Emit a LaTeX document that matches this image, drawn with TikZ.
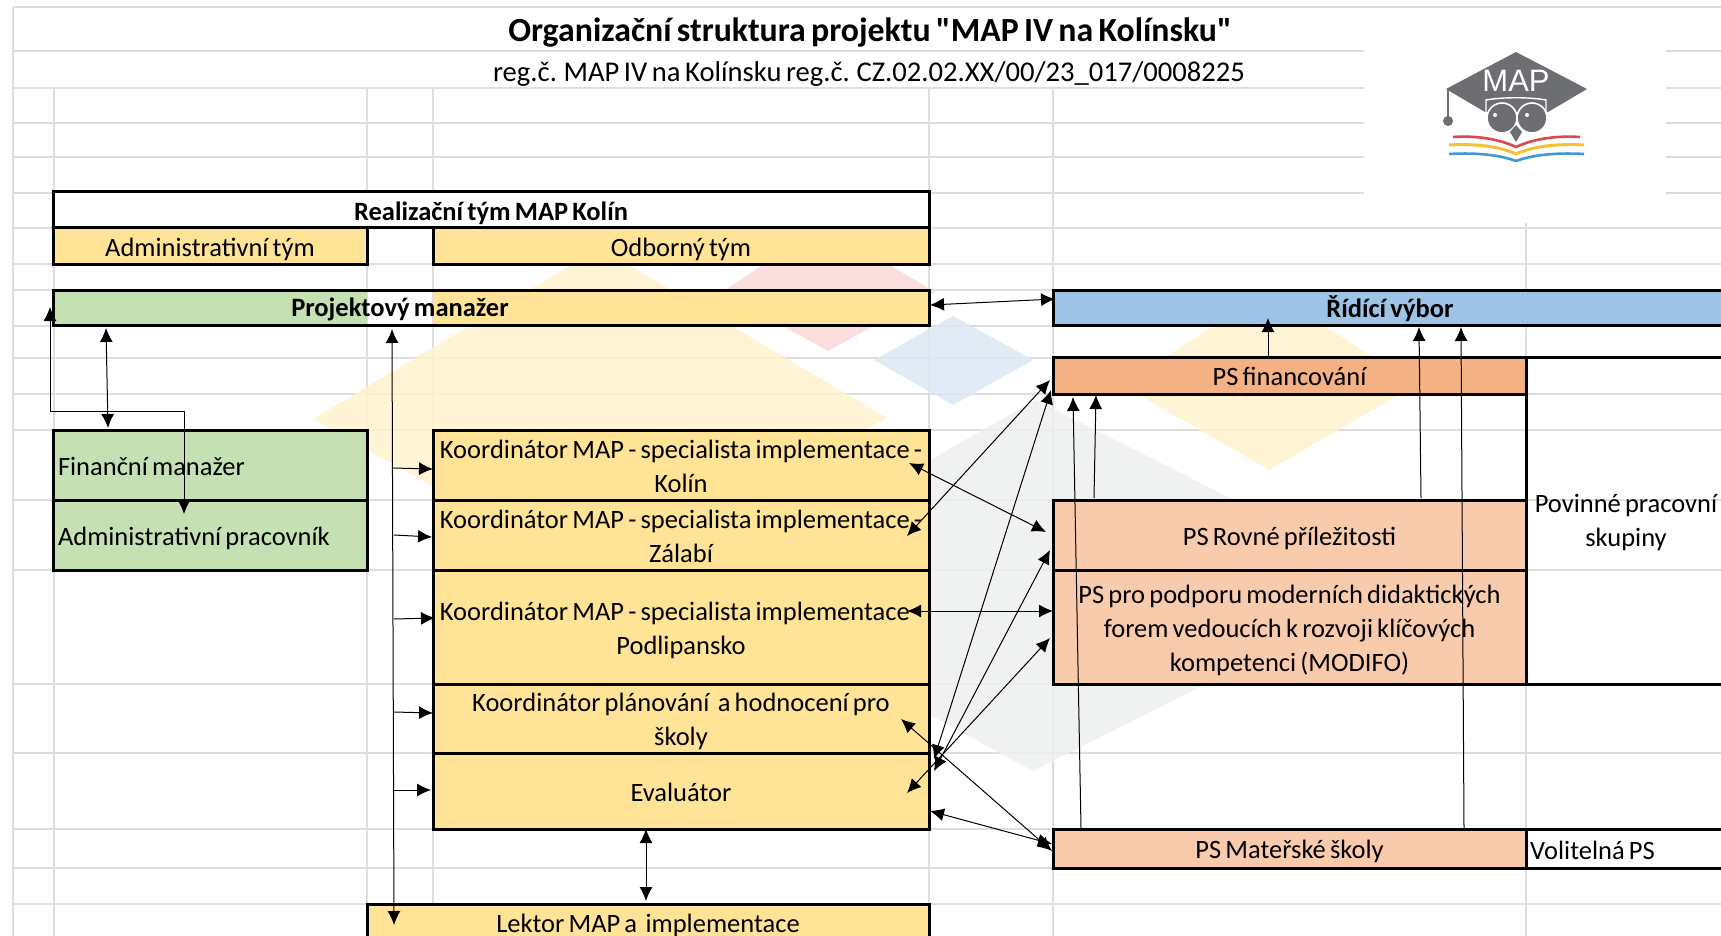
\documentclass[tikz,border=0pt]{standalone}
\usepackage{fontspec}
\setmainfont[WordSpace=0.7,Ligatures=TeXOff]{Carlito}
\newfontfamily\logofont{Liberation Sans}
\usetikzlibrary{arrows.meta}
\usetikzlibrary{positioning}
\definecolor{cellyellow}{HTML}{FFE497}
\definecolor{cellgreen}{HTML}{C5E0B3}
\definecolor{cellblue}{HTML}{9DC3E6}
\definecolor{cellorange}{HTML}{F4B183}
\definecolor{cellpeach}{HTML}{F8CBAD}
\definecolor{gridgray}{HTML}{DEDEDE}
\definecolor{logogray}{HTML}{6D6E71}
\definecolor{washyellow}{HTML}{FFF3CC}
\definecolor{washred}{HTML}{FBD9D9}
\definecolor{washblue}{HTML}{DCE8F5}
\definecolor{washgray}{HTML}{EEF0F0}
\definecolor{bookred}{HTML}{E0474C}
\definecolor{bookyellow}{HTML}{F2C230}
\definecolor{bookblue}{HTML}{3F97D5}
\newcommand{\toppad}[1]{\rule{0pt}{#1pt}}
\tikzset{
    cellbox/.style={draw=black, line width=3pt, anchor=north west, inner sep=0pt, outer sep=0pt, align=center, font=\fontsize{26.5}{34}\selectfont},
    leftbox/.style={cellbox, align=flush left, inner xsep=5pt},
    plaintext/.style={inner sep=0pt, align=center, font=\fontsize{26.5}{34}\selectfont},
    boldtext/.style={font=\fontsize{26.5}{34}\selectfont\bfseries},
    gridline/.style={gridgray, line width=1.8pt},
    tableline/.style={black, line width=3pt},
    wash/.style={fill opacity=.85},
    link/.style={black, line width=1pt}
}
\begin{document}
\begin{tikzpicture}[x=1pt,y=-1pt,>={Latex[length=14pt,width=13pt]}]
    \useasboundingbox (0,0) rectangle (1721,936);
    \fill[white] (0,0) rectangle (1721,936);

            % Sheet grid
            \foreach \gy in {7,51,88,123,157,193,228,264,290,326,358,394,430,500,570,684,753,829,868,904}
                \draw[gridline] (13,\gy) -- (1721,\gy);
            \draw[gridline] (13,7) -- (13,936);
            \foreach \gx in {54,367,433,929,1053}
                \draw[gridline] (\gx,88) -- (\gx,936);

            % Watermark
            \fill[wash, fill=washred] (722,292) -- (823,225) -- (935,292) -- (828,351) -- cycle;
            \fill[wash, fill=washyellow] (313,419) -- (600,248) -- (887,418) -- (600,580) -- cycle;
            \fill[wash, fill=washblue] (874,360) -- (953,316) -- (1033,360) -- (953,405) -- cycle;
            \fill[wash, fill=washyellow] (1122,385) -- (1269,290) -- (1416,385) -- (1269,470) -- cycle;
            \fill[wash, fill=washgray] (700,590) -- (1036,400) -- (1403,585) -- (1033,771) -- cycle;

            % Logo corner and right grid line
            \fill[white] (1364,10) rectangle (1666,223);
            \draw[gridline] (1526,223) -- (1526,936);

            % Title
            \node [plaintext, font=\fontsize{33.8}{36}\selectfont\bfseries] (title) at (870,33) {Organizační struktura projektu "MAP IV na Kolínsku"};
            \node [plaintext, font=\fontsize{28.6}{34}\selectfont] (subtitle) at (869,74) {reg.č. MAP IV na Kolínsku reg.č. CZ.02.02.XX/00/23\_017/0008225};

            % Team header
            \node [cellbox, boldtext, fill=white, minimum width=876pt, minimum height=36pt] (realizace) at (53,192) {\toppad{25}Realizační tým MAP Kolín};
            \node [cellbox, fill=cellyellow, minimum width=314pt, minimum height=36pt] (admintym) at (53,228) {\toppad{25}Administrativní tým};
            \node [cellbox, fill=cellyellow, minimum width=496pt, minimum height=36pt] (odborny) at (433,228) {\toppad{25}Odborný tým};

            % Managers
            \fill[cellgreen] (53,290) rectangle (367,325);
            \fill[cellyellow] (433,290) rectangle (929,325);
            \node [cellbox, minimum width=876pt, minimum height=35pt] (manazer) at (53,290) {};
            \node [plaintext, boldtext] (manazertext) at (400,309) {Projektový manažer};
            \node [cellbox, boldtext, fill=cellblue, minimum width=674pt, minimum height=35pt] (vybor) at (1053,290) {\toppad{25}Řídící výbor};

            % Administrative team
            \node [leftbox, fill=cellgreen, text width=304pt, minimum height=70pt] (financni) at (53,430) {\toppad{21}Finanční manažer};
            \node [leftbox, fill=cellgreen, text width=304pt, minimum height=70pt] (pracovnik) at (53,500) {\toppad{25}Administrativní pracovník};

            % Expert team
            \node [cellbox, fill=cellyellow, minimum width=496pt, minimum height=70pt] (kolin) at (433,430) {\toppad{21}Koordinátor MAP - specialista implementace -\\Kolín};
            \node [cellbox, fill=cellyellow, minimum width=496pt, minimum height=70pt] (zalabi) at (433,500) {\toppad{21}Koordinátor MAP - specialista implementace -\\Zálabí};
            \node [cellbox, fill=cellyellow, minimum width=496pt, minimum height=114pt] (podlipansko) at (433,570) {\toppad{25}Koordinátor MAP - specialista implementace -\\Podlipansko};
            \node [cellbox, fill=cellyellow, minimum width=496pt, minimum height=69pt] (planovani) at (433,684) {\toppad{25}Koordinátor plánování\ \ a hodnocení pro\\školy};
            \node [cellbox, fill=cellyellow, minimum width=496pt, minimum height=76pt] (evaluator) at (433,753) {\toppad{21}Evaluátor};
            \node [cellbox, fill=cellyellow, minimum width=562pt, minimum height=36pt] (lektor) at (367,904) {\toppad{25}Lektor MAP a\ \ implementace};

            % Working groups
            \node [cellbox, fill=cellorange, minimum width=473pt, minimum height=37pt] (psfin) at (1053,357) {\toppad{21}PS financování};
            \node [cellbox, fill=cellpeach, minimum width=473pt, minimum height=70pt] (psrovne) at (1053,500) {\toppad{25}PS Rovné příležitosti};
            \node [cellbox, fill=cellpeach, minimum width=473pt, minimum height=114pt] (psmodifo) at (1053,570) {\toppad{25}PS pro podporu moderních didaktických\\forem vedoucích k rozvoji klíčových\\kompetenci (MODIFO)};
            \node [cellbox, fill=cellpeach, minimum width=473pt, minimum height=39pt] (psskoly) at (1053,829) {\toppad{25}PS Mateřské školy};
            \node [plaintext] (povinne) at (1626,523) {Povinné pracovní\\skupiny};
            \node [plaintext, anchor=west] (volitelna) at (1530,850) {Volitelná PS};

            % Table rules on the right
            \coordinate (edge) at (1721,0);
            \draw[tableline] (psfin.north east) -- (psfin.north east -| edge);
            \draw[tableline] (psfin.south east) -- (psrovne.north east);
            \draw[tableline] (psmodifo.south east) -- (psmodifo.south east -| edge);
            \draw[tableline] (psskoly.north east) -- (psskoly.north east -| edge);
            \draw[tableline] (psskoly.south east) -- (psskoly.south east -| edge);

            % Connection ends
            \coordinate (elbowA) at (50,307);
            \coordinate (elbowB) at (184,411);
            \coordinate (elbowC) at (184,514);
            \coordinate (finA) at (106,328);
            \coordinate (finB) at (108,428);
            \coordinate (spineA) at (392,329);
            \coordinate (spineB) at (394,925);
            \coordinate (spineKolin) at (392,468);
            \coordinate (spineZalabi) at (394,535);
            \coordinate (spinePodlip) at (394,619);
            \coordinate (spinePlan) at (394,712);
            \coordinate (spineEval) at (394,790);
            \coordinate (inKolin) at (433,469);
            \coordinate (inZalabi) at (432,537);
            \coordinate (inPodlip) at (435,618);
            \coordinate (inPlan) at (433,713);
            \coordinate (inEval) at (431,790);
            \coordinate (manRight) at (930,305);
            \coordinate (vyborLeft) at (1055,299);
            \coordinate (finUp) at (1268,356);
            \coordinate (vyborA) at (1268,318);
            \coordinate (rovneUp) at (1421,498);
            \coordinate (vyborB) at (1419,327);
            \coordinate (skolyUp) at (1464,828);
            \coordinate (vyborC) at (1461,327);
            \coordinate (skolyFinA) at (1081,828);
            \coordinate (finUnderA) at (1073,397);
            \coordinate (rovneFinA) at (1094,498);
            \coordinate (finUnderB) at (1096,395);
            \coordinate (finLeftA) at (1050,380);
            \coordinate (zalabiTip) at (907,536);
            \coordinate (finLeftB) at (1051,390);
            \coordinate (evalTipA) at (934,759);
            \coordinate (rovneLeftB) at (1050,550);
            \coordinate (evalTipB) at (934,771);
            \coordinate (modifoLeftB) at (1050,638);
            \coordinate (evalTipC) at (907,793);
            \coordinate (kolinTip) at (909,463);
            \coordinate (rovneLeftA) at (1046,532);
            \coordinate (podlipTip) at (907,611);
            \coordinate (modifoLeftA) at (1053,611);
            \coordinate (planTip) at (901,719);
            \coordinate (skolyLeftA) at (1052,851);
            \coordinate (evalRight) at (930,811);
            \coordinate (skolyLeftB) at (1052,844);
            \coordinate (evalDown) at (646,829);
            \coordinate (lektorUp) at (646,901);

            % Connections
            \draw [link, <->] (elbowA) |- (elbowB) -- (elbowC);
            \draw [link, <->] (finA) -- (finB);
            \draw [link, <->] (spineA) -- (spineB);
            \draw [link, ->] (spineKolin) -- (inKolin);
            \draw [link, ->] (spineZalabi) -- (inZalabi);
            \draw [link, ->] (spinePodlip) -- (inPodlip);
            \draw [link, ->] (spinePlan) -- (inPlan);
            \draw [link, ->] (spineEval) -- (inEval);
            \draw [link, <->] (manRight) -- (vyborLeft);
            \draw [link, ->] (finUp) -- (vyborA);
            \draw [link, ->] (rovneUp) -- (vyborB);
            \draw [link, ->] (skolyUp) -- (vyborC);
            \draw [link, ->] (skolyFinA) -- (finUnderA);
            \draw [link, ->] (rovneFinA) -- (finUnderB);
            \draw [link, <->] (finLeftA) -- (zalabiTip);
            \draw [link, <->] (finLeftB) -- (evalTipA);
            \draw [link, <->] (rovneLeftB) -- (evalTipB);
            \draw [link, <->] (modifoLeftB) -- (evalTipC);
            \draw [link, <->] (kolinTip) -- (rovneLeftA);
            \draw [link, <->] (podlipTip) -- (modifoLeftA);
            \draw [link, <->] (planTip) -- (skolyLeftA);
            \draw [link, <->] (evalRight) -- (skolyLeftB);
            \draw [link, <->] (evalDown) -- (lektorUp);

            % Logo
            \fill[logogray] (1516,52) -- (1587,89) -- (1548,112) -- (1485,112) -- (1446,89) -- cycle;
            \draw[logogray, line width=1.5pt] (1448,90) -- (1448,118);
            \fill[logogray] (1448,121) circle (5);
            \node [inner sep=0pt, text=white, font=\logofont\fontsize{31}{32}\selectfont] (maptext) at (1516,81) {MAP};
            \draw[white, line width=1.4pt] (1486,112) -- (1486,100) .. controls (1502,97) and (1530,97) .. (1546,100) -- (1546,112);
            \draw[white, line width=1.6pt, fill=logogray] (1502,118) circle (15);
            \draw[white, line width=1.6pt, fill=logogray] (1532,118) circle (15);
            \fill[white] (1495,115) circle (2) (1527,115) circle (2);
            \fill[logogray] (1516,125) -- (1522,132) -- (1516,142) -- (1510,132) -- cycle;
            \draw[bookred, line width=2.6pt] (1453,137) .. controls (1485,135) and (1505,142) .. (1516,147) .. controls (1527,142) and (1547,135) .. (1580,137);
            \draw[bookyellow, line width=3pt] (1449,145) .. controls (1485,143) and (1505,149) .. (1516,154) .. controls (1527,149) and (1547,143) .. (1584,145);
            \draw[bookblue, line width=2.6pt] (1449,154) .. controls (1485,152) and (1505,157) .. (1516,161) .. controls (1527,157) and (1547,152) .. (1584,154);

\end{tikzpicture}
\end{document}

_Instructions to follow_:
Return the material line for line, from its beginning to the line that contains "(\gx,88) -- (\gx,936);", with the pictures left out.

_Task result_:
Emit a LaTeX document that matches this image, drawn with TikZ.
\documentclass[tikz,border=0pt]{standalone}
\usepackage{fontspec}
\setmainfont[WordSpace=0.7,Ligatures=TeXOff]{Carlito}
\newfontfamily\logofont{Liberation Sans}
\usetikzlibrary{arrows.meta}
\usetikzlibrary{positioning}
\definecolor{cellyellow}{HTML}{FFE497}
\definecolor{cellgreen}{HTML}{C5E0B3}
\definecolor{cellblue}{HTML}{9DC3E6}
\definecolor{cellorange}{HTML}{F4B183}
\definecolor{cellpeach}{HTML}{F8CBAD}
\definecolor{gridgray}{HTML}{DEDEDE}
\definecolor{logogray}{HTML}{6D6E71}
\definecolor{washyellow}{HTML}{FFF3CC}
\definecolor{washred}{HTML}{FBD9D9}
\definecolor{washblue}{HTML}{DCE8F5}
\definecolor{washgray}{HTML}{EEF0F0}
\definecolor{bookred}{HTML}{E0474C}
\definecolor{bookyellow}{HTML}{F2C230}
\definecolor{bookblue}{HTML}{3F97D5}
\newcommand{\toppad}[1]{\rule{0pt}{#1pt}}
\tikzset{
    cellbox/.style={draw=black, line width=3pt, anchor=north west, inner sep=0pt, outer sep=0pt, align=center, font=\fontsize{26.5}{34}\selectfont},
    leftbox/.style={cellbox, align=flush left, inner xsep=5pt},
    plaintext/.style={inner sep=0pt, align=center, font=\fontsize{26.5}{34}\selectfont},
    boldtext/.style={font=\fontsize{26.5}{34}\selectfont\bfseries},
    gridline/.style={gridgray, line width=1.8pt},
    tableline/.style={black, line width=3pt},
    wash/.style={fill opacity=.85},
    link/.style={black, line width=1pt}
}
\begin{document}
\begin{tikzpicture}[x=1pt,y=-1pt,>={Latex[length=14pt,width=13pt]}]
    \useasboundingbox (0,0) rectangle (1721,936);
    \fill[white] (0,0) rectangle (1721,936);

            % Sheet grid
            \foreach \gy in {7,51,88,123,157,193,228,264,290,326,358,394,430,500,570,684,753,829,868,904}
                \draw[gridline] (13,\gy) -- (1721,\gy);
            \draw[gridline] (13,7) -- (13,936);
            \foreach \gx in {54,367,433,929,1053}
                \draw[gridline] (\gx,88) -- (\gx,936);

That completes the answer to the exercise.